== Source excerpt ==
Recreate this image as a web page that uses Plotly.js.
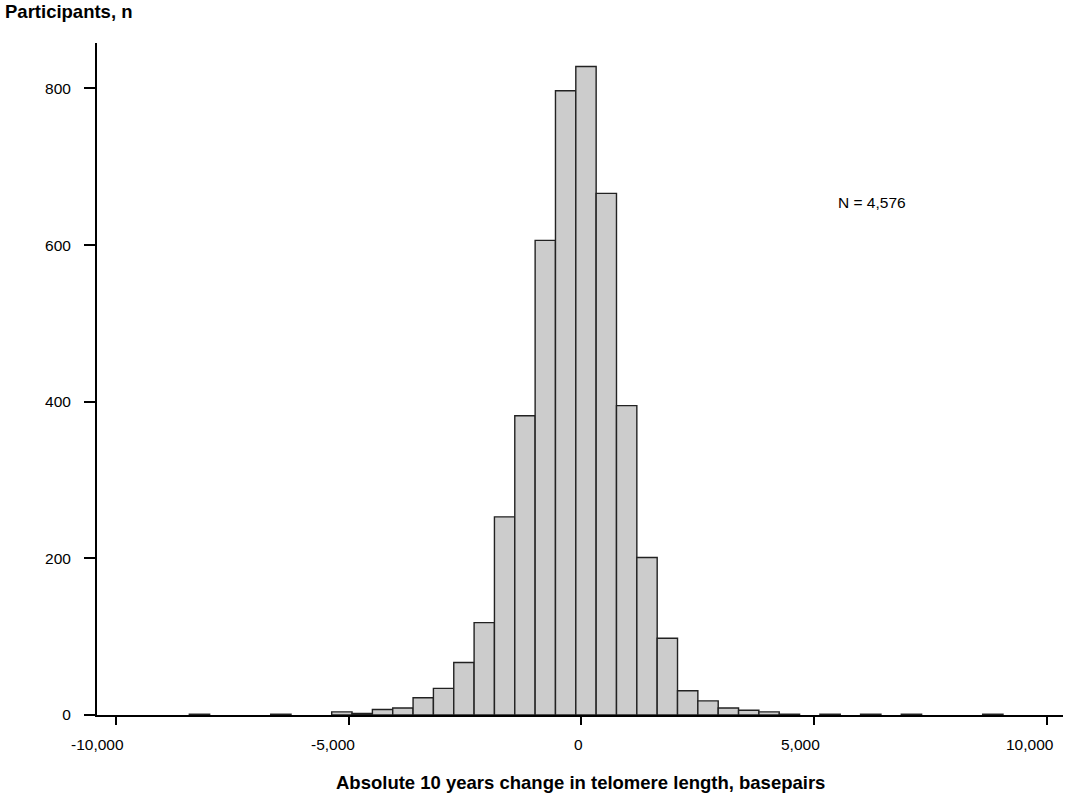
<!DOCTYPE html>
<html>
<head>
<meta charset="utf-8">
<script src="https://cdn.plot.ly/plotly-3.0.1.min.js"></script>
<style>
  html, body { margin: 0; padding: 0; background: #fff; }
  #chart { width: 1070px; height: 800px; }
</style>
</head>
<body>
<div id="chart"></div>
<script>
// Histogram of 10-year telomere length change (bins)
const binStart = -8425;   // left edge of first bin, basepairs
const binWidth = 437;
const counts = [
  1, 0, 0, 0, 1, 0, 0, 4, 2, 7,
  9, 22, 34, 67, 118, 253, 382, 606, 797, 828,
  666, 395, 201, 98, 31, 18, 9, 6, 4, 1,
  0, 1, 0, 1, 0, 1, 0, 0, 0, 1
];

const xTickVals = [-10000, -5000, 0, 5000, 10000];
const xTickText = ['-10,000', '-5,000', '0', '5,000', '10,000'];
const yTickVals = [0, 200, 400, 600, 800];

const xTitle = 'Absolute 10 years change in telomere length, basepairs';
const yTitle = 'Participants, n';
const nLabel = 'N = 4,576';

const FONT = 'Liberation Sans, Arial, Helvetica, sans-serif';
const TICK_SIZE = 15.5;

// keep only non-empty bins, centred on their bin
const binX = [], binY = [];
counts.forEach((c, i) => {
    if (c > 0) {
        binX.push(binStart + i * binWidth + binWidth / 2);
        binY.push(c);
    }
});

// rough text width, used to nudge x labels left like the original does
function textWidth(s) {
    let w = 0;
    for (const ch of s) w += ch === ',' ? 0.278 : ch === '-' ? 0.333 : 0.556;
    return w * TICK_SIZE;
}

const xLabelNotes = xTickVals.map((v, i) => ({
    text: xTickText[i], xref: 'x', yref: 'paper', x: v, y: 0,
    xanchor: 'center', yanchor: 'middle', showarrow: false,
    xshift: -0.35 * textWidth(xTickText[i]), yshift: -29.5,
    font: { family: FONT, size: TICK_SIZE, color: '#000' }
}));

const data = [{
    type: 'bar',
    x: binX,
    y: binY,
    width: binWidth,
    marker: { color: '#cccccc', line: { color: '#222222', width: 1.4 } },
    hoverinfo: 'x+y'
}];

const layout = {
    width: 1070,
    height: 800,
    margin: { l: 97, r: 7, t: 43, b: 84.5 },
    paper_bgcolor: '#ffffff',
    plot_bgcolor: '#ffffff',
    showlegend: false,
    font: { family: FONT, color: '#000', size: TICK_SIZE },
    xaxis: {
        range: [-10408, 10344],
        showgrid: false,
        zeroline: false,
        showline: true,
        linecolor: '#000',
        linewidth: 2,
        ticks: 'outside',
        ticklen: 8,
        tickwidth: 2,
        tickcolor: '#000',
        tickvals: xTickVals,
        showticklabels: false
    },
    yaxis: {
        range: [0, 858],
        showgrid: false,
        zeroline: false,
        showline: true,
        linecolor: '#000',
        linewidth: 2,
        ticks: 'outside',
        ticklen: 11,
        tickwidth: 2,
        tickcolor: '#000',
        tickvals: yTickVals,
        ticklabelstandoff: 10,
        ticklabeloverflow: 'allow',
        tickfont: { family: FONT, size: TICK_SIZE, color: '#000' }
    },
    annotations: [
        { text: '<b>' + yTitle + '</b>', xref: 'paper', yref: 'paper',
          x: -0.0975, y: 1.047, xanchor: 'left', yanchor: 'middle', showarrow: false,
          font: { family: FONT, size: 18.5, color: '#000' } },
        { text: '<b>' + xTitle + '</b>', xref: 'paper', yref: 'paper',
          x: 0.5, y: -0.101, xanchor: 'center', yanchor: 'middle', showarrow: false,
          font: { family: FONT, size: 18.5, color: '#000' } },
        { text: nLabel, xref: 'paper', yref: 'paper',
          x: 0.802, y: 0.763, xanchor: 'center', yanchor: 'middle', showarrow: false,
          font: { family: FONT, size: TICK_SIZE, color: '#000' } }
    ].concat(xLabelNotes)
};

Plotly.newPlot('chart', data, layout, { staticPlot: true, displayModeBar: false });
</script>
</body>
</html>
===
- Set problem: From the top of the listing above, repeat each line exactly until you reach the line containing "const TICK_SIZE = 15.5;", and repeat that one too. Leave the pictures out.

- Final answer:
Recreate this image as a web page that uses Plotly.js.
<!DOCTYPE html>
<html>
<head>
<meta charset="utf-8">
<script src="https://cdn.plot.ly/plotly-3.0.1.min.js"></script>
<style>
  html, body { margin: 0; padding: 0; background: #fff; }
  #chart { width: 1070px; height: 800px; }
</style>
</head>
<body>
<div id="chart"></div>
<script>
// Histogram of 10-year telomere length change (bins)
const binStart = -8425;   // left edge of first bin, basepairs
const binWidth = 437;
const counts = [
  1, 0, 0, 0, 1, 0, 0, 4, 2, 7,
  9, 22, 34, 67, 118, 253, 382, 606, 797, 828,
  666, 395, 201, 98, 31, 18, 9, 6, 4, 1,
  0, 1, 0, 1, 0, 1, 0, 0, 0, 1
];

const xTickVals = [-10000, -5000, 0, 5000, 10000];
const xTickText = ['-10,000', '-5,000', '0', '5,000', '10,000'];
const yTickVals = [0, 200, 400, 600, 800];

const xTitle = 'Absolute 10 years change in telomere length, basepairs';
const yTitle = 'Participants, n';
const nLabel = 'N = 4,576';

const FONT = 'Liberation Sans, Arial, Helvetica, sans-serif';
const TICK_SIZE = 15.5;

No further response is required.